Tags: Ayran, Che Kufka, Istanbul, Raki, Turkey, Turkish Cuisine
I’m in Istanbul this week and next working on a meeting. This is my first trip to this city, and to Turkey. I wasn’t sure what to expect, but had pre-conceived notions that it would very Muslim influenced. To a certain extent that is true, but I find the city to be much more European in it’s feel. I imagine as you go further east in the country onto the Asian continent that the Muslim influence is stronger. I am in the part of Istanbul that is on the European continent but Istanbul is also part of Asia, making it the only city in the world to span across two continents.

But there are reminders of the Muslim heritage here. The skyline is dotted with mosques, including the famous Blue Mosque, which I can see from my hotel window (but not so well that I would include my own picture of it here).

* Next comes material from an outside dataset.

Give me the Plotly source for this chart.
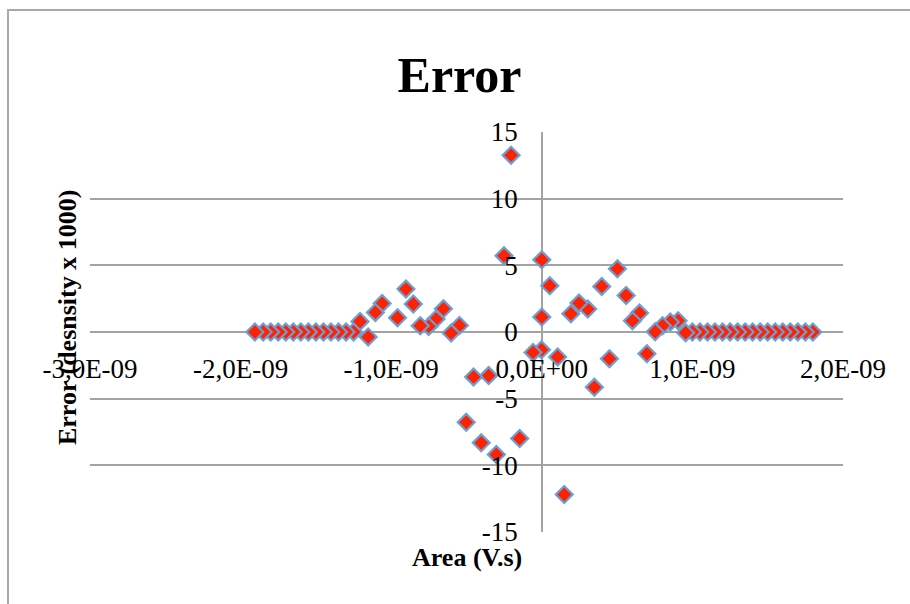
import plotly.graph_objects as go

# Data (x in units of 1e-9 V.s), listed right-to-left as drawn in the reference
area_e9 = [1.80, 1.75, 1.70, 1.65, 1.60, 1.55, 1.50, 1.45, 1.40, 1.35, 1.30, 1.25,
           1.20, 1.15, 1.10, 1.05, 1.00, 0.955,
           0.905, 0.853, 0.802, 0.753, 0.698, 0.649, 0.602, 0.56, 0.502, 0.449,
           0.398, 0.349, 0.305, 0.247, 0.193, 0.149, 0.105, 0.053, 0.0, 0.0,
           -0.002, -0.058, -0.147, -0.204, -0.251, -0.302, -0.353, -0.402, -0.453,
           -0.502, -0.547, -0.602, -0.653, -0.702, -0.751, -0.807, -0.853, -0.902,
           -0.958, -1.06, -1.105, -1.153, -1.207,
           -1.25, -1.30, -1.35, -1.40, -1.45, -1.50, -1.55, -1.60, -1.65, -1.70,
           -1.75, -1.80, -1.85, -1.905]
error_k = [0.0, 0.0, 0.0, 0.0, 0.0, 0.0, 0.0, 0.0, 0.0, 0.0, 0.0, 0.0,
           0.0, 0.0, 0.0, 0.0, 0.0, -0.05,
           0.85, 0.75, 0.47, 0.02, -1.63, 1.42, 0.85, 2.74, 4.74, -2.0,
           3.42, -4.15, 1.72, 2.17, 1.37, -12.19, -1.87, 3.47, 1.12, 5.42,
           -1.33, -1.53, -7.99, 13.26, 5.72, -9.19, -3.27, -8.31, -3.37,
           -6.77, 0.49, -0.08, 1.74, 0.97, 0.42, 0.47, 2.1, 3.22,
           1.07, 2.14, 1.47, -0.37, 0.79,
           0.0, 0.0, 0.0, 0.0, 0.0, 0.0, 0.0, 0.0, 0.0, 0.0,
           0.0, 0.0, 0.0, 0.0]

x_tick_vals = [-3e-9, -2e-9, -1e-9, 0.0, 1e-9, 2e-9]
x_tick_text = ["-3,0E-09", "-2,0E-09", "-1,0E-09", "0,0E+00", "1,0E-09", "2,0E-09"]
y_tick_vals = [-15, -10, -5, 0, 5, 10, 15]
y_tick_text = ["-15", "-10", "-5", "0", "5", "10", "15"]

x_vals = [v * 1e-9 for v in area_e9]

FONT = "Liberation Serif"
GRID = "#a3a3a3"

fig = go.Figure()
fig.add_trace(go.Scatter(
    x=x_vals, y=error_k, mode="markers",
    marker=dict(symbol="diamond", size=13, color="#ff2200",
                line=dict(color="#6b9fd6", width=2.2)),
    showlegend=False, hoverinfo="x+y",
))

fig.update_layout(
    width=910, height=604,
    margin=dict(l=90, r=67, t=132, b=72, autoexpand=False),
    paper_bgcolor="white", plot_bgcolor="white",
    font=dict(family=FONT, color="black", size=27),
    title=dict(text="<b>Error</b>", x=0.505, xref="container", xanchor="center",
               y=1 - 74 / 604, yref="container", yanchor="middle",
               font=dict(family=FONT, size=50, color="black")),
    xaxis=dict(range=[-3e-9, 2e-9], tickvals=x_tick_vals, ticktext=x_tick_text,
               showgrid=False, zeroline=True, zerolinecolor=GRID, zerolinewidth=1.5,
               showline=False, ticks="", anchor="free", position=0.5,
               ticklabelstandoff=18, tickfont=dict(family=FONT, size=27),
               domain=[0, 1]),
    yaxis=dict(range=[-15, 15], tickvals=y_tick_vals, ticktext=y_tick_text,
               showgrid=True, gridcolor=GRID, gridwidth=1.5,
               zeroline=False, showline=False, ticks="",
               anchor="free", position=0.6, ticklabelstandoff=24,
               tickfont=dict(family=FONT, size=27), domain=[0, 1]),
    annotations=[
        dict(text="<b>Area (V.s)</b>", xref="paper", yref="paper", x=0.5, y=-0.0625,
             xanchor="center", yanchor="middle", showarrow=False,
             font=dict(family=FONT, size=26, color="black")),
        dict(text="<b>Error (desnsity x 1000)</b>", xref="paper", yref="paper",
             x=-0.0305, y=0.535, xanchor="center", yanchor="middle", textangle=-90,
             showarrow=False, font=dict(family=FONT, size=26, color="black")),
    ],
    shapes=[
        dict(type="rect", xref="paper", yref="paper",
             x0=(8 - 90) / 753, x1=(930 - 90) / 753,
             y0=(532 - 640) / 400, y1=(532 - 10) / 400,
             line=dict(color="#a8a8a8", width=2), fillcolor="rgba(0,0,0,0)",
             layer="below"),
    ],
)

fig.write_html("out.html")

Morning prayers are broadcast across the city at 5am, and then at other times throughout the day, but because I am in the hotel ballroom most of the day I rarely hear it. Most people on the street are dressed fairly contemporary, but there is also a fair percentage of women wearing a hijab.
Security in the hotels is a little tighter than what you would experience elsewhere. Often cars need to stop before they pull up to the entrance, and a guard will scan the underside of the vehicle with a mirror and some kind of sensor. When walking into the hotel everyone walks through a metal detector alongside an X-ray machine for bags. This is a little daunting at first, but at the hotel I’m staying at they’re pretty relaxed about it. When people walk through the detector while talking on their cell phones security doesn’t seem to care.

The hotel rooms are typical, but one difference is that there is a compass rose in the bottom of the desk drawer so people know which way north is when it’s time to pray.

An interesting bit of censorship on the television – all cigarettes, pipes, cigars, and other smokable things are blurred out. They were showing Quiz Show the other day, and the period piece had a lot of smoking, so a lot of blurred mouths and hands. Very amusing, since nearly everyone here smokes.